Non-existence of bounded linear functional on weak-type space

I'm studying the functional analysis book of Stein and Shakarchi. I have a trouble in solving some exercises. The question is about showing non-existence of bounded linear functional on weak-type space.

Specifically, we define the weak-type space as a set of function for which $m(\{ x : |f(x)| > \alpha \}) \leq \frac{A}{\alpha}$ for some $A$ and all $\alpha > 0$. Also, we define the quantity $\mathcal{N}(f)$ as the infimum of $A$ that satisfying the inequality above(although this quantity is not a norm).

The exercise I have a trouble with is showing that this space(weak-type space) has no non-trivial bounded linear functional. To show this, I have assumed the existence of bounded linear functional $l$ and want to show actually $l(f) = 0$ for all function $f$ of weak-type space. The followings are what I have tried.

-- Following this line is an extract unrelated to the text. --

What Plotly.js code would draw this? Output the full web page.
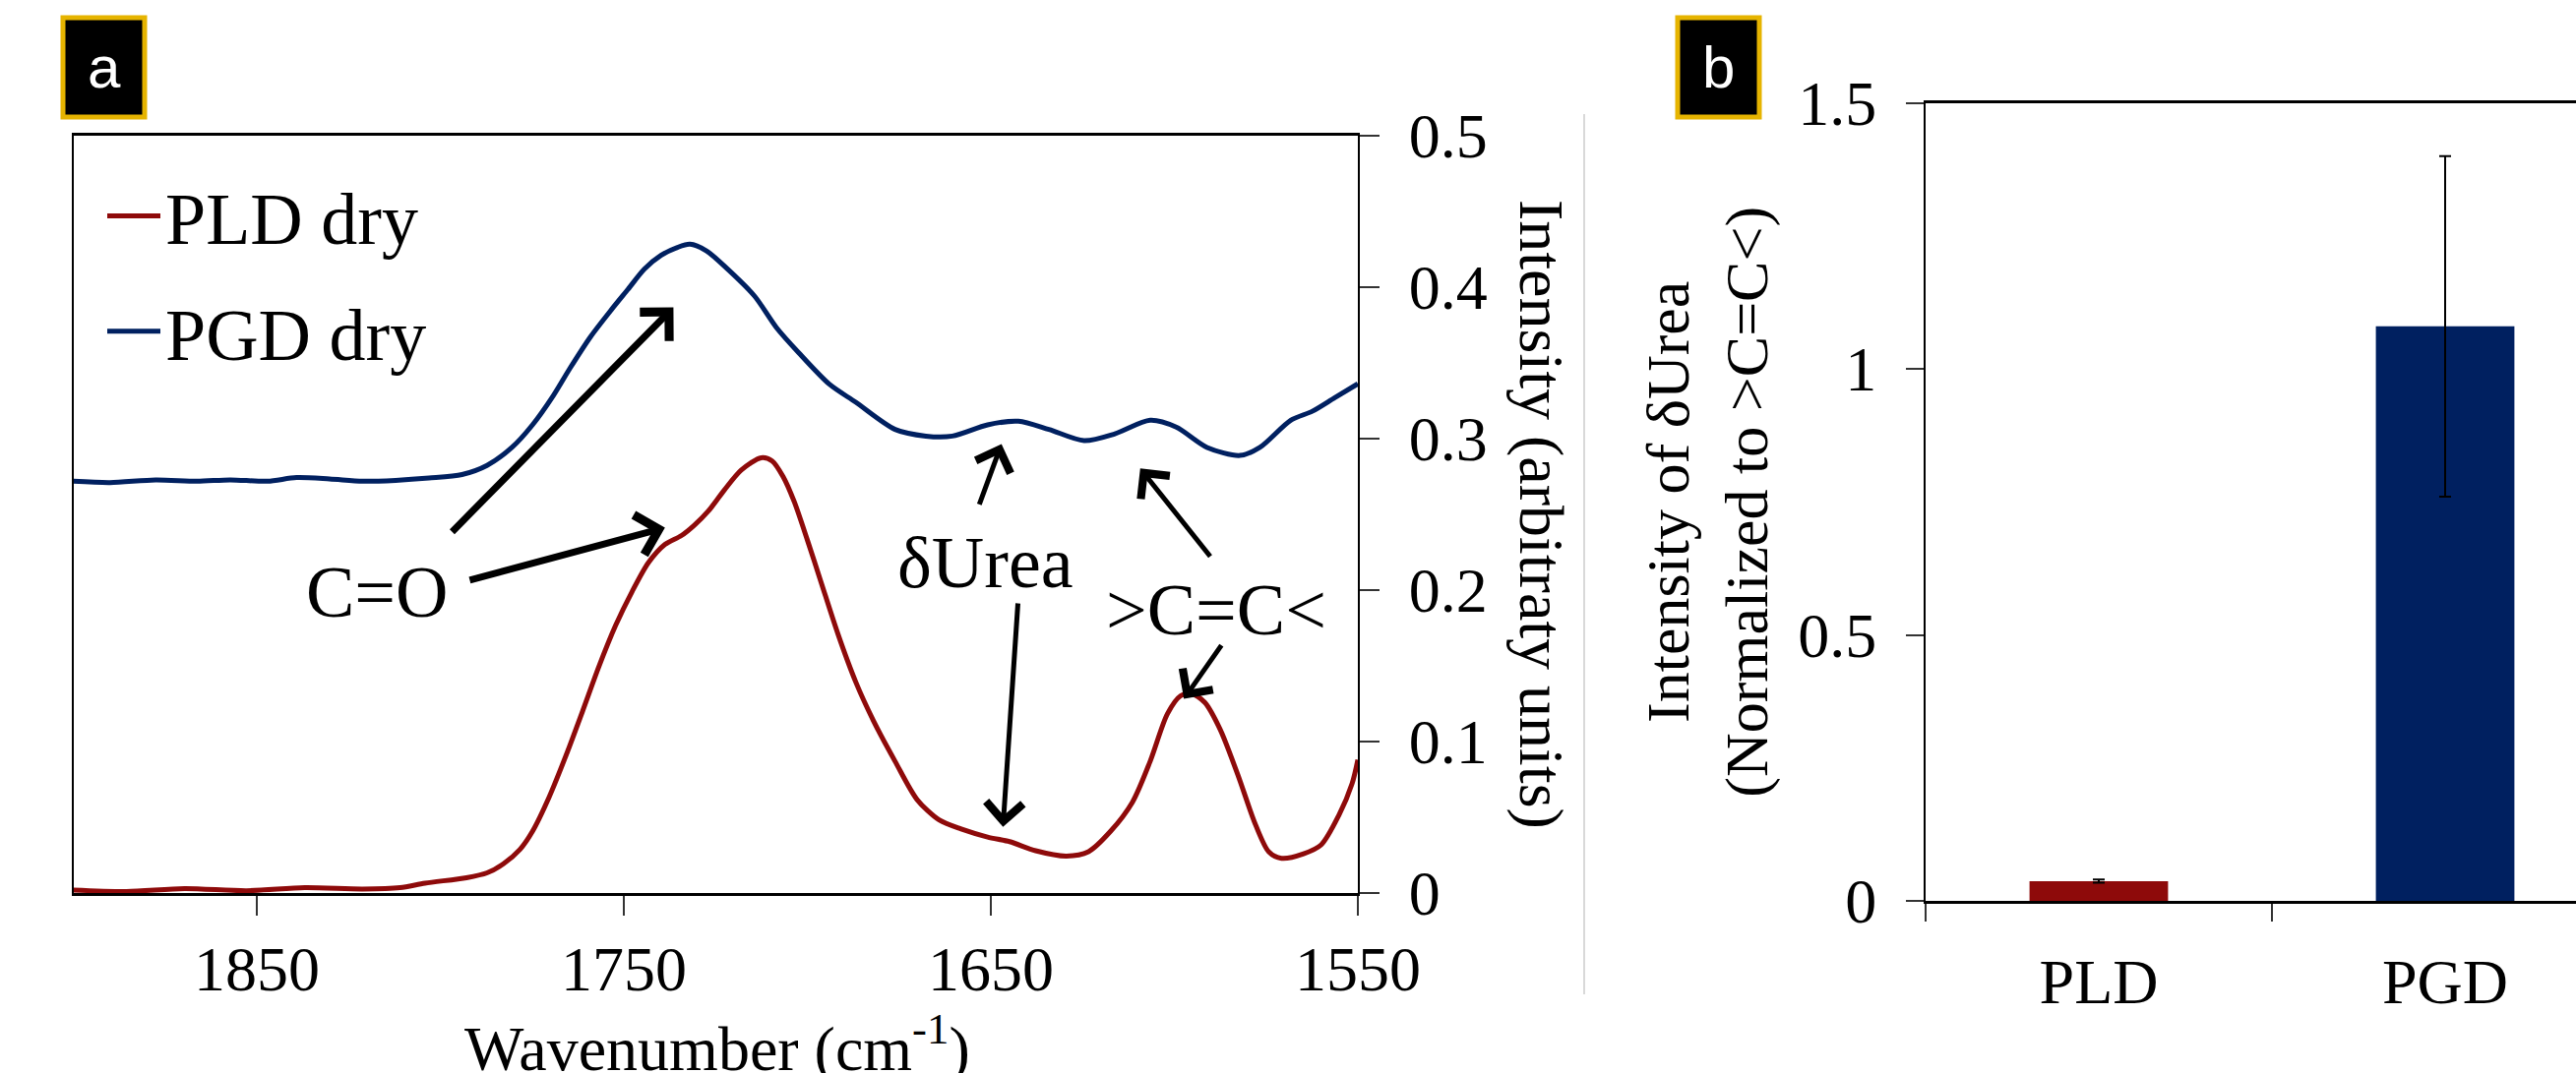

By assumption, we have some $M > 0$ with $|l(f)| \leq M \mathcal{N}(f)$ for all $f$ so $\mathcal{N}(f) \geq \frac{1}{M}|l(f)|$. I made some observation : $\mathcal{N}(f) > \beta$ is equivalent with existence of some $\alpha > 0$ where $m(\{x : |f(x)| > \alpha\}) > \frac{\beta}{\alpha}$. With the observation, for all $f$, there exists $\alpha > 0$ such that $m(\{|f(x)| > \alpha \}) > \frac{1}{M\alpha}|l(f)|$ or $\mathcal{N}(f) = \frac{|l(f)|}{M}$. Now I have no progress in this problem. Could you give me some hint or direction to solving this problem please?